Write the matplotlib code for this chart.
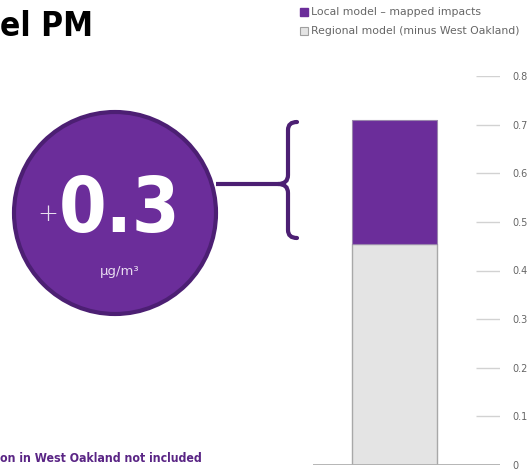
import matplotlib
matplotlib.use("Agg")
import matplotlib.pyplot as plt
from matplotlib.patches import Circle, Rectangle
from matplotlib.path import Path
from matplotlib.patches import PathPatch

# data
series_names = ["Regional model (minus West Oakland)", "Local model \u2013 mapped impacts"]
regional = [0.455]
local = [0.255]
y_ticks = [0, 0.1, 0.2, 0.3, 0.4, 0.5, 0.6, 0.7, 0.8]
y_tick_labels = ["0", "0.1", "0.2", "0.3", "0.4", "0.5", "0.6", "0.7", "0.8"]
callout_value = "0.3"

PURPLE = "#6b2d9a"
DARK_PURPLE = "#4c1f73"
LIGHT = "#e4e4e4"
GREY_TXT = "#666666"
COND = dict(family="DejaVu Sans", fontstretch="condensed")

W, H = 530, 472
fig = plt.figure(figsize=(W / 100, H / 100), dpi=100)

# bar axes, positioned in pixels
x0, x1, y0, y1 = 313, 500, 465, 76
ax = fig.add_axes([x0 / W, (H - y0) / H, (x1 - x0) / W, (y0 - y1) / H])
ax.set_xlim(0, 1)
ax.set_ylim(0, 0.8)
bar_x = [0.436]
ax.bar(bar_x, regional, width=0.4545, color=LIGHT, edgecolor="#a8a8a8", linewidth=1, zorder=2)
ax.bar(bar_x, local, bottom=regional, width=0.4545, color=PURPLE, edgecolor="#9a86ad",
       linewidth=0.8, zorder=2)
ax.hlines(y_ticks[1:], 0.872, 1.0, color="#d2d2d2", linewidth=1, zorder=1)
ax.hlines([0], 0, 1.0, color="#b0b0b0", linewidth=1.3, zorder=3)
for s in ax.spines.values():
    s.set_visible(False)
ax.set_xticks([])
ax.yaxis.tick_right()
ax.set_yticks(y_ticks)
ax.set_yticklabels(y_tick_labels, fontsize=7, color=GREY_TXT)
ax.tick_params(axis="y", length=0, pad=9)

# overlay in pixel coordinates
ov = fig.add_axes([0, 0, 1, 1])
ov.set_xlim(0, W)
ov.set_ylim(H, 0)
ov.axis("off")
ov.patch.set_alpha(0)

ov.text(0, 26, "el PM", fontsize=24, fontweight="bold", color="black",
        ha="left", va="center", **COND)

ov.add_patch(Circle((115, 213), 101, facecolor=PURPLE, edgecolor=DARK_PURPLE, linewidth=3))
ov.text(48, 214, "+", fontsize=18, color="white", ha="center", va="center",
        fontweight="light", alpha=0.85)
ov.text(120, 211, callout_value, fontsize=55, fontweight="bold", color="white",
        ha="center", va="center", **COND)
ov.text(120, 271, "\u00b5g/m\u00b3", fontsize=9.5, color="#e8dcf0", ha="center", va="center")

# connector and brace
ov.plot([216, 278], [184, 184], color=DARK_PURPLE, linewidth=3, solid_capstyle="butt")
verts = [(297, 122), (288, 122), (288, 130), (288, 175), (288, 184), (278, 184),
         (288, 184), (288, 193), (288, 230), (288, 238), (297, 238)]
codes = [Path.MOVETO, Path.CURVE3, Path.CURVE3, Path.LINETO, Path.CURVE3, Path.CURVE3,
         Path.CURVE3, Path.CURVE3, Path.LINETO, Path.CURVE3, Path.CURVE3]
ov.add_patch(PathPatch(Path(verts, codes), facecolor="none", edgecolor=DARK_PURPLE,
                       linewidth=3, capstyle="round"))

# legend
ov.add_patch(Rectangle((300, 8), 8, 8, facecolor=PURPLE, edgecolor=PURPLE))
ov.text(311, 12, series_names[1], fontsize=7.8, color=GREY_TXT, ha="left", va="center")
ov.add_patch(Rectangle((300, 27), 8, 8, facecolor=LIGHT, edgecolor="#a0a0a0", linewidth=0.8))
ov.text(311, 31, series_names[0], fontsize=7.8, color=GREY_TXT, ha="left", va="center")

ov.text(0, 459, "on in West Oakland not included", fontsize=8.8, fontweight="bold",
        color="#5a2585", ha="left", va="center", **COND)

fig.savefig("out.png", dpi=100)
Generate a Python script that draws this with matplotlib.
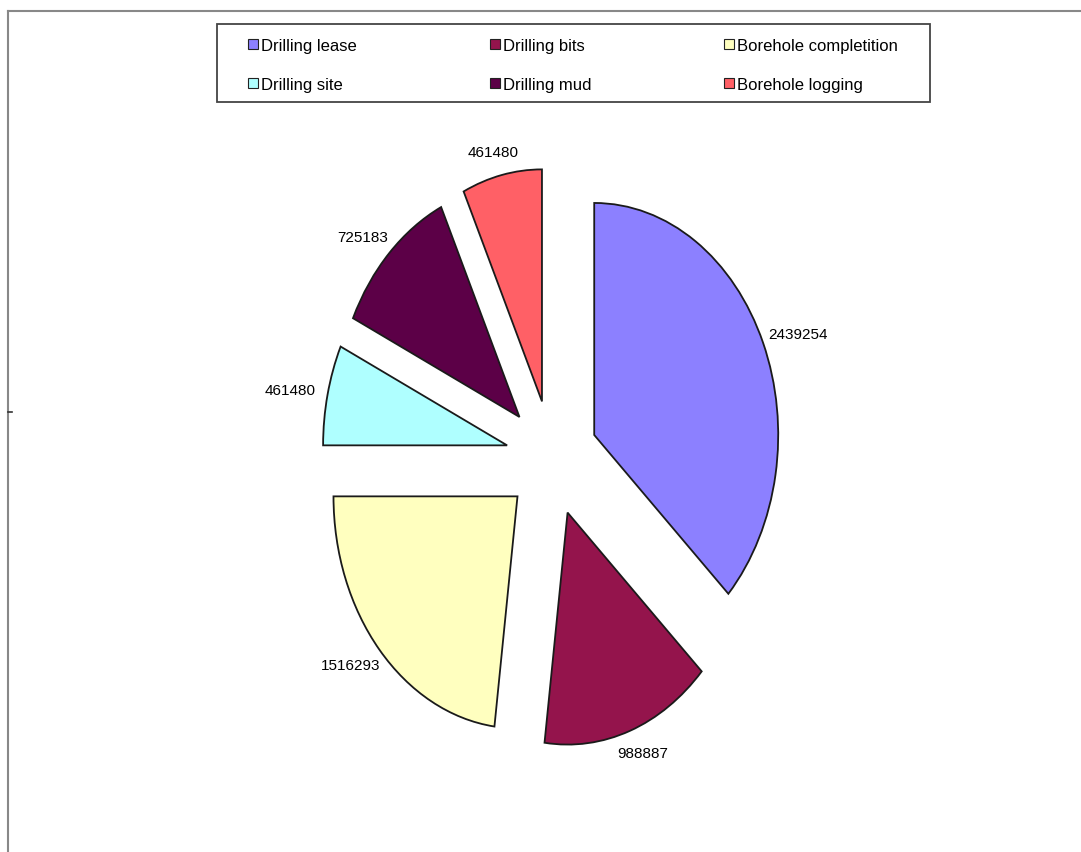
import matplotlib.pyplot as plt
from matplotlib.patches import Patch, Rectangle
from matplotlib.lines import Line2D

plt.rcParams['font.family'] = ['Liberation Sans Narrow', 'Liberation Sans', 'DejaVu Sans']

categories = ["Drilling lease", "Drilling bits", "Borehole completition",
              "Drilling site", "Drilling mud", "Borehole logging"]
values = [2439254, 988887, 1516293, 461480, 725183, 461480]
colors = ["#8C80FF", "#94144C", "#FFFFBF", "#AFFFFF", "#5C0047", "#FF6066"]

W, H = 1081, 853
fig = plt.figure(figsize=(W / 100, H / 100), dpi=100)

# pie centre at (552, 459) px, unit radius = 184 px wide, 232 px tall
ax = fig.add_axes([276 / W, 46 / H, 552 / W, 696 / H])
wedges, texts = ax.pie(values, explode=[0.25] * len(values), colors=colors,
                       labels=[str(v) for v in values], labeldistance=1.1,
                       startangle=90, counterclock=False,
                       wedgeprops=dict(edgecolor="#1a1a1a", linewidth=1.3),
                       textprops=dict(fontsize=11, color="black"))
for t in texts:
    x, y = t.get_position()
    t.set_position((x * 1.08, y))
    t.set_ha("center")
    t.set_va("center")
ax.set_aspect("auto")
ax.set_xlim(-1.5, 1.5)
ax.set_ylim(-1.5, 1.5)
ax.axis("off")

# legend box drawn separately, entries filled column by column
fig.add_artist(Rectangle((217 / W, 1 - 103 / H), 713 / W, 78 / H, transform=fig.transFigure,
                         facecolor="white", edgecolor="#444444", linewidth=1.3))
order = [0, 3, 1, 4, 2, 5]
handles = [Patch(facecolor=colors[i], edgecolor="#222222", linewidth=0.8) for i in order]
labels = [categories[i] for i in order]
leg = fig.legend(handles, labels, ncol=3, loc="upper left",
                 bbox_to_anchor=(248 / W, 1 - 39 / H), fontsize=12,
                 frameon=False, handlelength=0.6, handleheight=0.6,
                 handletextpad=0.2, columnspacing=7.95, labelspacing=1.43,
                 borderpad=0, borderaxespad=0)

# outer frame (top and left edges)
fig.add_artist(Line2D([8 / W, 1], [1 - 12 / H, 1 - 12 / H], color="#888888", linewidth=1.5))
fig.add_artist(Line2D([8 / W, 8 / W], [0, 1 - 12 / H], color="#888888", linewidth=1.5))
fig.add_artist(Line2D([8 / W, 12 / W], [1 - 413 / H, 1 - 413 / H], color="#333333", linewidth=1.2))

fig.savefig("out.png", dpi=100)
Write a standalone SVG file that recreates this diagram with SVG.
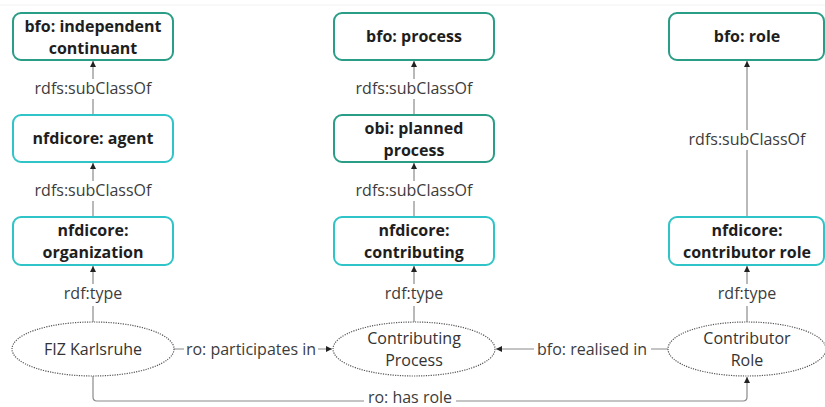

• • •

OBJECTIVE —
Skip the pictures and restate exactly the lines from the beginning of the listing to the line with "from matplotlib.patches import PathPatch", that line included.

CORRECT RESULT —
Write the matplotlib code for this chart.
import matplotlib
matplotlib.use("Agg")
import matplotlib.pyplot as plt
from matplotlib.patches import Circle, Rectangle
from matplotlib.path import Path
from matplotlib.patches import PathPatch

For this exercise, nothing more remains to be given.